Estamos perante um texto que, envolvendo o maior disfarce, a partir da recorrente figura clariciana do professor, talvez seja um dos mais autobiográficos contos de Laços de Família. Mas como sempre acontece na obra da autora, essa dimensão é admiravelmente transcendida. Em 1946, Clarice publicara num jornal brasileiro um conto intitulado “O crime” (Letras e Artes, 25 de agosto). É a própria Clarice que associa o texto a um episódio de ordem biográfica: o abandono de um cão (Dilermando), quando, nesse ano de 1946, se muda de Nápoles para Berna. Disso mesmo deu conta nas cartas que escreveu às irmãs. A tentativa de recuperação da perda manifesta-se obstinadamente pela via literária: “Anos depois entendi que o conto simplesmente não fora escrito. Então escrevi-o. Permanece o entanto a impressão de que continua não escrito”. No final dos anos 1950, reescreve o conto, expandindo-o. A “impressão” a que a autora alude reenvia claramente para a culpa não resolvida, motor que ativará a compulsão em torno da escrita sobre o animal. Nos últimos tempos, outro cachorro entrará na vida de Clarice. Mas Ulisses como que entra pela porta da frente para tornar-se quase só linguagem (veremos essa manifestação em Um sopro de vida). O cão napolitano precisou de um duplo; e se o conto pode ser lido como um réquiem, também podemos lê-lo como uma das mais profundas reflexões sobre a questão da identidade.

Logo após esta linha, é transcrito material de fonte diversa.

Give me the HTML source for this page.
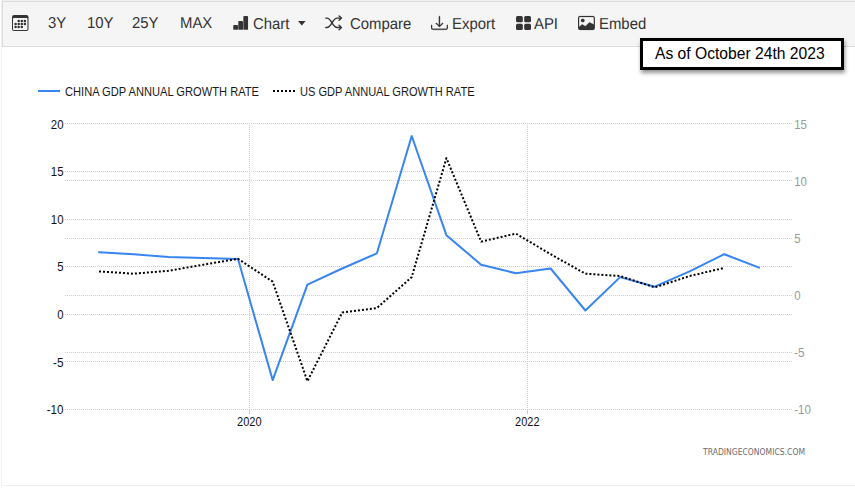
<!DOCTYPE html>
<html lang="en">
<head>
<meta charset="utf-8">
<title>China GDP Annual Growth Rate vs US GDP Annual Growth Rate</title>
<style>
  html, body { margin: 0; padding: 0; background: #ffffff; }
  body { width: 855px; height: 488px; position: relative; overflow: hidden;
         font-family: "Liberation Sans", Arial, sans-serif; color: #333333; }
  #frame { position: absolute; left: 1px; top: 0px; width: 860px; height: 486px;
           border: 1px solid #efefef; border-right: none; box-sizing: border-box; background: #fff; }
  #toolbar { position: absolute; left: 2px; top: 1px; width: 853px; height: 46px;
             box-sizing: border-box; background: #f5f5f5; border: 1px solid #dddddd; border-right: none; }
  .tb { position: absolute; top: 0.7px; height: 46px; line-height: 46px; font-size: 15.8px; text-rendering: geometricPrecision; color: #333333; white-space: nowrap; transform: scaleX(0.943); transform-origin: 0 50%; }
  .ico { position: absolute; fill: #333333; top: 14.9px; width: 16.9px; height: 15.9px; }
  #asof { position: absolute; left: 640px; top: 38px; width: 204px; height: 32px; box-sizing: border-box;
          border: 3px solid #000000; background: #ffffff; color: #000000;
          font-size: 16px; line-height: 25px; text-align: left; padding-left: 11.7px; white-space: nowrap;
          box-shadow: 0.5px 2.5px 4px rgba(0,0,0,0.42); }
  #chart { position: absolute; left: 0; top: 0; width: 855px; height: 488px; }
  #chart text { font-family: "Liberation Sans", Arial, sans-serif; }
</style>
</head>
<body>
<div id="frame"></div>

<svg id="chart" width="855" height="488" viewBox="0 0 855 488">
  <!-- gridlines: left axis -->
  <g stroke="#cfcfcf" stroke-width="1" stroke-dasharray="1,1" fill="none" shape-rendering="crispEdges">
    <path d="M65 123.5H792"/>
    <path d="M65 171.5H792"/>
    <path d="M65 219.5H792"/>
    <path d="M65 266.5H792"/>
    <path d="M65 314.5H792"/>
    <path d="M65 361.5H792"/>
    <path d="M65 409.5H792"/>
    <!-- right axis -->
    <path d="M65 180.5H792"/>
    <path d="M65 238.5H792"/>
    <path d="M65 295.5H792"/>
    <path d="M65 352.5H792"/>
    <!-- vertical -->
    <path d="M249.5 123V410"/>
    <path d="M527.5 123V410"/>
  </g>
  <g stroke="#c9c9c9" stroke-width="1" fill="none" shape-rendering="crispEdges">
    <path d="M249.5 409.5V413.5"/>
    <path d="M527.5 409.5V413.5"/>
  </g>

  <!-- legend -->
  <path d="M38 91H60" stroke="#3785f1" stroke-width="2" fill="none"/>
  <text x="65" y="96" font-size="12.4" fill="#1a1a1a" textLength="194" lengthAdjust="spacingAndGlyphs">CHINA GDP ANNUAL GROWTH RATE</text>
  <path d="M273 91H295" stroke="#000000" stroke-width="2" stroke-dasharray="2,2" fill="none"/>
  <text x="300" y="96" font-size="12.4" fill="#1a1a1a" textLength="174.6" lengthAdjust="spacingAndGlyphs">US GDP ANNUAL GROWTH RATE</text>

  <!-- left axis labels -->
  <g font-size="12.4" fill="#111111" text-anchor="end">
    <text x="63.5" y="128.5" textLength="12.7" lengthAdjust="spacingAndGlyphs">20</text>
    <text x="63.5" y="175.5" textLength="12.7" lengthAdjust="spacingAndGlyphs">15</text>
    <text x="63.5" y="223.5" textLength="12.7" lengthAdjust="spacingAndGlyphs">10</text>
    <text x="63.5" y="270.5" textLength="6.3" lengthAdjust="spacingAndGlyphs">5</text>
    <text x="63.5" y="318.5" textLength="6.3" lengthAdjust="spacingAndGlyphs">0</text>
    <text x="63.5" y="366.5" textLength="10.5" lengthAdjust="spacingAndGlyphs">-5</text>
    <text x="63.5" y="413.5" textLength="16.8" lengthAdjust="spacingAndGlyphs">-10</text>
  </g>
  <!-- right axis labels -->
  <g font-size="12.4" fill="#999999" text-anchor="start">
    <text x="794.2" y="128.5" textLength="12.7" lengthAdjust="spacingAndGlyphs">15</text>
    <text x="794.2" y="185.5" textLength="12.7" lengthAdjust="spacingAndGlyphs">10</text>
    <text x="794.2" y="242.5" textLength="6.35" lengthAdjust="spacingAndGlyphs">5</text>
    <text x="794.2" y="299.5" textLength="6.35" lengthAdjust="spacingAndGlyphs">0</text>
    <text x="794.2" y="356.5" textLength="10.5" lengthAdjust="spacingAndGlyphs">-5</text>
    <text x="794.2" y="413.5" textLength="16.8" lengthAdjust="spacingAndGlyphs">-10</text>
  </g>
  <!-- x axis labels -->
  <g font-size="12.4" fill="#111111" text-anchor="middle">
    <text x="249.3" y="425.6" textLength="24.4" lengthAdjust="spacingAndGlyphs">2020</text>
    <text x="527.3" y="425.6" textLength="24.4" lengthAdjust="spacingAndGlyphs">2022</text>
  </g>

  <!-- series: China (blue) -->
  <path id="cn" fill="none" stroke="#3785f1" stroke-width="2" stroke-linejoin="round" stroke-linecap="round"
        d="M99.0 252.3L133.7 254.2L168.5 257.1L203.2 258.1L238.0 259.0L272.7 380.1L307.4 284.7L342.2 268.5L376.9 253.3L411.7 136.0L446.4 235.2L481.1 264.7L515.9 273.3L550.6 268.5L585.4 310.5L620.1 277.1L654.8 286.7L689.6 271.4L724.3 254.2L759.1 267.6"/>
  <!-- series: US (dotted) -->
  <path id="us" fill="none" stroke="#000000" stroke-width="2" stroke-dasharray="2,2" stroke-linejoin="round"
        d="M99.0 271.4L133.7 273.7L168.5 270.8L203.2 264.7L238.0 258.8L272.7 281.7L307.4 381.2L342.2 312.6L376.9 308.0L411.7 277.1L446.4 158.1L481.1 241.6L515.9 233.6L550.6 254.2L585.4 273.7L620.1 276.0L654.8 287.4L689.6 276.0L724.3 267.9"/>

  <text x="703" y="455.1" font-size="8.6" fill="#6e6e6e" textLength="102" lengthAdjust="spacingAndGlyphs" style="font-family:'DejaVu Sans','Liberation Sans',sans-serif">TRADINGECONOMICS.COM</text>
</svg>

<div id="toolbar"></div>

<!-- toolbar icons -->
<svg class="ico" style="left:12.1px;top:14.9px;width:16.5px;height:16px" viewBox="0 0 16 16" preserveAspectRatio="none"><path d="M14 0H2a2 2 0 0 0-2 2v12a2 2 0 0 0 2 2h12a2 2 0 0 0 2-2V2a2 2 0 0 0-2-2zM1 3.857C1 3.384 1.448 3 2 3h12c.552 0 1 .384 1 .857v10.286c0 .473-.448.857-1 .857H2c-.552 0-1-.384-1-.857V3.857z"/><g><circle cx="6.5" cy="6" r="1.22"/><circle cx="9.5" cy="6" r="1.22"/><circle cx="12.5" cy="6" r="1.22"/><circle cx="3.5" cy="9" r="1.22"/><circle cx="6.5" cy="9" r="1.22"/><circle cx="9.5" cy="9" r="1.22"/><circle cx="12.5" cy="9" r="1.22"/><circle cx="3.5" cy="12" r="1.22"/><circle cx="6.5" cy="12" r="1.22"/><circle cx="9.5" cy="12" r="1.22"/></g></svg>
<div class="tb" style="left:47.7px">3Y</div>
<div class="tb" style="left:86.7px">10Y</div>
<div class="tb" style="left:132.2px">25Y</div>
<div class="tb" style="left:179.7px">MAX</div>
<svg class="ico" style="left:233px;top:15px;width:16px;height:16px" viewBox="0 0 16 16"><rect x="0.25" y="9.9" width="4.7" height="4.9" rx="0.9"/><rect x="5.3" y="6" width="4.7" height="8.8" rx="0.9"/><rect x="10.35" y="0.9" width="4.7" height="13.9" rx="0.9"/></svg>
<div class="tb" style="left:252.7px;top:1.9px">Chart</div>
<svg class="ico" style="left:298.3px;top:21px;width:7.6px;height:4.5px" viewBox="0 0 8 4.6" preserveAspectRatio="none"><path d="M0 0H8L4 4.6z"/></svg>
<svg class="ico" style="left:325px;top:15.3px;width:18px;height:16px" viewBox="0 0 18 16"><g fill="none" stroke="#333333" stroke-width="1.4" stroke-linecap="round" stroke-linejoin="round"><path d="M0.8 3.1H1.8C6.6 3.1 7.4 12.5 12.2 12.5H16"/><path d="M0.8 12.5H1.8C6.6 12.5 7.4 3.1 12.2 3.1H16"/><path d="M14.1 0.9L16.4 3.1L14.1 5.3"/><path d="M14.1 10.3L16.4 12.5L14.1 14.7"/></g></svg>
<div class="tb" style="left:349.7px;top:1.9px">Compare</div>
<svg class="ico" style="left:431.1px;stroke:#333333;stroke-width:0.3px" viewBox="0 0 16 16" preserveAspectRatio="none"><path d="M.5 9.900a.5.5 0 0 1 .5.5v2.500a1 1 0 0 0 1 1h12a1 1 0 0 0 1-1v-2.500a.5.5 0 0 1 1 0v2.500a2 2 0 0 1-2 2H2a2 2 0 0 1-2-2v-2.500a.5.5 0 0 1 .5-.5z"/><path d="M7.646 11.854a.5.5 0 0 0 .708 0l3-3a.5.5 0 0 0-.708-.708L8.500 10.293V1.500a.5.5 0 0 0-1 0v8.793L5.354 8.146a.5.5 0 1 0-.708.708l3 3z"/></svg>
<div class="tb" style="left:451.7px;top:1.9px">Export</div>
<svg class="ico" style="left:516px;top:15px;width:16px;height:16px" viewBox="0 0 16 16"><rect x="0" y="1" width="6.8" height="6.2" rx="1.5"/><rect x="8.2" y="1" width="6.8" height="6.2" rx="1.5"/><rect x="0" y="8.8" width="6.8" height="6.2" rx="1.5"/><rect x="8.2" y="8.8" width="6.8" height="6.2" rx="1.5"/></svg>
<div class="tb" style="left:533.7px;top:1.9px">API</div>
<svg class="ico" style="left:578.2px;stroke:#333333;stroke-width:0.2px" viewBox="0 0 16 16" preserveAspectRatio="none"><circle cx="4.5" cy="5.5" r="1.7"/><path d="M2.002 1a2 2 0 0 0-2 2v10a2 2 0 0 0 2 2h12a2 2 0 0 0 2-2V3a2 2 0 0 0-2-2h-12zm12 1a1 1 0 0 1 1 1v6.500l-3.777-1.947a.5.5 0 0 0-.577.093l-3.710 3.710-2.660-1.772a.5.5 0 0 0-.630.062L1.002 12V3a1 1 0 0 1 1-1h12z"/></svg>
<div class="tb" style="left:598.7px;top:1.9px">Embed</div>

<div id="asof"><span style="display:inline-block;transform:scaleX(0.978);transform-origin:0 50%">As of October 24th 2023</span></div>
</body>
</html>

Desde esse longínquo dia de 1979 em que casualmente me veio ter às mãos A maçã no escuro, que, de um modo ou de outro, não deixei de ter Clarice na cabeceira. Ao cabo de muitos anos, nunca me cansei de ler Clarice Lispector. E posso dizer que a sua obra continua a solicitar-me mais do que um mero impulso de revisitação. Ela continua a representar o próprio sentido inaugural da leitura. Isto é, leio sempre os seus textos como se os lesse pela primeira vez.